“Cloud computing” is a term covering a range of information technology services provided over the Internet that replace applications that a corporation or individual has installed locally. The services eliminate the need for the hardware, applications, and infrastructure a company otherwise would need to buy and integrate. The term comes from the way the Internet is depicted in computer network diagrams, as a stylized cloud. In theory, cloud computing services are easier to use and manage, more adaptable, and potentially less expensive than the traditional on-premises model for application deployment.

The vision driving this cloud model is that computing services should be available on demand, much like a public utility. When companies need electricity, most open an account with a utility and then rely on it to provide the power. In so doing — in arranging to be able to plug a machine into a wall socket when and as needed — they avoid having to think about any of the complex logistics and management necessary to make the electricity available. Cloud computing aims to make accessing business processes that use information technology equally as simple.

To be sure, a healthy dose of skepticism is in order when IT visionaries offer a view of the future that solves all the problems that past IT visionaries helped to create. Proponents paint a picture of a situation in which users assemble computing components like Lego blocks, creating applications on the fly. Perhaps. We expect, though, that cloud computing’s initial impact will be greatest where companies use it as a substitute for commodity IT infrastructure or where people (mainly hobbyists or people in IT departments) assemble relatively simple application components to yield something analogous to the mash-ups that can be found on Web pages today. These Erector-set constructions will deliver some efficiencies, but it will be a while before this sort of assemble-on-the-fly cloud computing will be able to replace any of the major business applications finance departments use today.

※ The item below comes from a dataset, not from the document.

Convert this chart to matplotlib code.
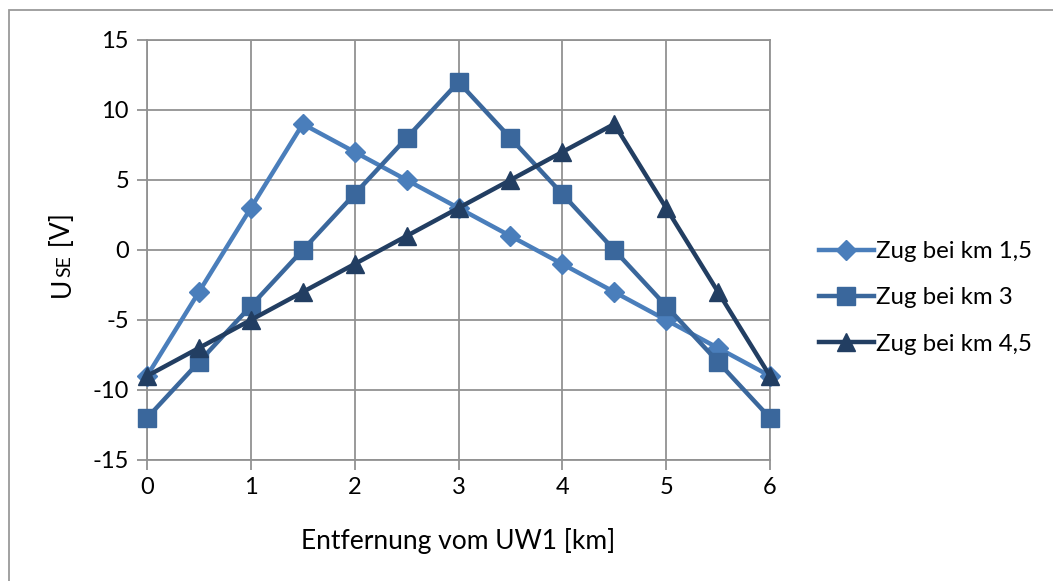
import matplotlib
matplotlib.use("Agg")
import matplotlib.pyplot as plt
from matplotlib.patches import Rectangle

plt.rcParams['font.family'] = ['Lato', 'DejaVu Sans']

distance_km = [0, 0.5, 1, 1.5, 2, 2.5, 3, 3.5, 4, 4.5, 5, 5.5, 6]
zug_km_1_5 = [-9, -3, 3, 9, 7, 5, 3, 1, -1, -3, -5, -7, -9]
zug_km_3 = [-12, -8, -4, 0, 4, 8, 12, 8, 4, 0, -4, -8, -12]
zug_km_4_5 = [-9, -7, -5, -3, -1, 1, 3, 5, 7, 9, 3, -3, -9]
series_labels = ["Zug bei km 1,5", "Zug bei km 3", "Zug bei km 4,5"]
x_ticks = [0, 1, 2, 3, 4, 5, 6]
y_ticks = [-15, -10, -5, 0, 5, 10, 15]
x_label = "Entfernung vom UW1 [km]"

W, H = 1053, 581
fig = plt.figure(figsize=(W / 100, H / 100), dpi=100)
ax = fig.add_axes([147 / W, 1 - 460 / H, (770 - 147) / W, (460 - 40) / H])

# outer chart frame (only top and left edges fall inside the canvas)
fig.patches.append(Rectangle((9 / W, -0.1), 1.2, 1 - 10 / H + 0.1, transform=fig.transFigure,
                             fill=False, edgecolor='#9a9a9a', linewidth=1.3))

colors = ['#4A7EBB', '#3A679C', '#223E62']
markers = ['D', 's', '^']
msizes = [10, 12.5, 12.5]
for ys, c, m, ms, lab in zip([zug_km_1_5, zug_km_3, zug_km_4_5], colors, markers, msizes, series_labels):
    ax.plot(distance_km, ys, color=c, lw=3.2, marker=m, markersize=ms,
            markeredgecolor=c, markerfacecolor=c, label=lab, zorder=3, clip_on=False)

ax.set_xlim(0, 6)
ax.set_ylim(-15, 15)
ax.set_xticks(x_ticks)
ax.set_yticks(y_ticks)
ax.set_yticklabels([str(v) for v in y_ticks])
ax.grid(True, color='#929292', linewidth=1.3, zorder=0)
for s in ax.spines.values():
    s.set_color('#929292')
    s.set_linewidth(1.3)
ax.tick_params(axis='both', length=7, width=1.3, color='#929292', labelsize=17, pad=6)
ax.tick_params(axis='x', pad=5)

ax.set_xlabel(x_label, fontsize=19, labelpad=22)

# y label with small-caps "SE"
fig.canvas.draw()
r = fig.canvas.get_renderer()
xpos = 62 / W
t1 = fig.text(xpos, 1 - 297 / H, "U", rotation=90, fontsize=19, ha='center', va='bottom')
bb = t1.get_window_extent(r)
t2 = fig.text(xpos + 3 / W, (bb.y1 + 1) / H, "SE", rotation=90, fontsize=14, ha='center', va='bottom')
bb2 = t2.get_window_extent(r)
t3 = fig.text(xpos, (bb2.y1 + 1) / H, " [V]", rotation=90, fontsize=19, ha='center', va='bottom')

ax.legend(loc='center left', bbox_to_anchor=(797 / W, 1 - 298 / H), bbox_transform=fig.transFigure,
          frameon=False, fontsize=17.3, handlelength=2.3, handletextpad=0.1, labelspacing=1.05,
          markerscale=1.0)

fig.savefig("out.png", dpi=100)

Still, there are plenty of here-and-now examples of cloud computing. The definition includes the software-as-a-service, or SaaS: full-blown applications hosted elsewhere and offered by subscription. SaaS is a small but rapidly growing part of the applications software business (see “When to Consider SaaS and Hosting,” Business Finance, July 2007). In addition, companies can use Web-based productivity suites such as Google Docs, which offers word processing, spreadsheets, and presentation software that is compatible with many proprietary file formats. Whether or not you want to use this software as your company standard, if your company has a price list that it wants to have available to potential customers or partners in spreadsheet form, it can upload the list from, say, Microsoft Excel and control who has access to the file. Also available are services that allow organizations to back up their servers or individual computers to off-site storage facilities — a capability once available only to larger companies.

There was a time when security fears kept most companies from considering having their applications or data somewhere other than in company buildings. However, keeping up-to-date copies of critical files and data is a necessary precaution in the event of a fire or flood or some other disaster. Today, companies are increasingly open to hacking if they don’t have dedicated security resources, so many executives have reassessed the relative vulnerability of on- and off-premises data and applications.

The range of IT infrastructure services available in the cloud unquestionably will increase over time. Initially, this is likely to benefit small and midsize businesses more than larger ones because they now will have access to a wider range of more affordable IT capabilities. In addition, they typically have fewer of the systems integration and legacy asset issues that may make large corporations wary of taking advantage of this business model right away.

“Cloud computing” is the current IT buzzword; not surprisingly, some of the claims made for it may be extravagant. But there is reality beyond the buzz. Cloud computing will be a growing part of business computing in the future. People in finance organizations should keep an eye out for — and an open mind about — cloud computing offerings; some may well make good business sense for their company.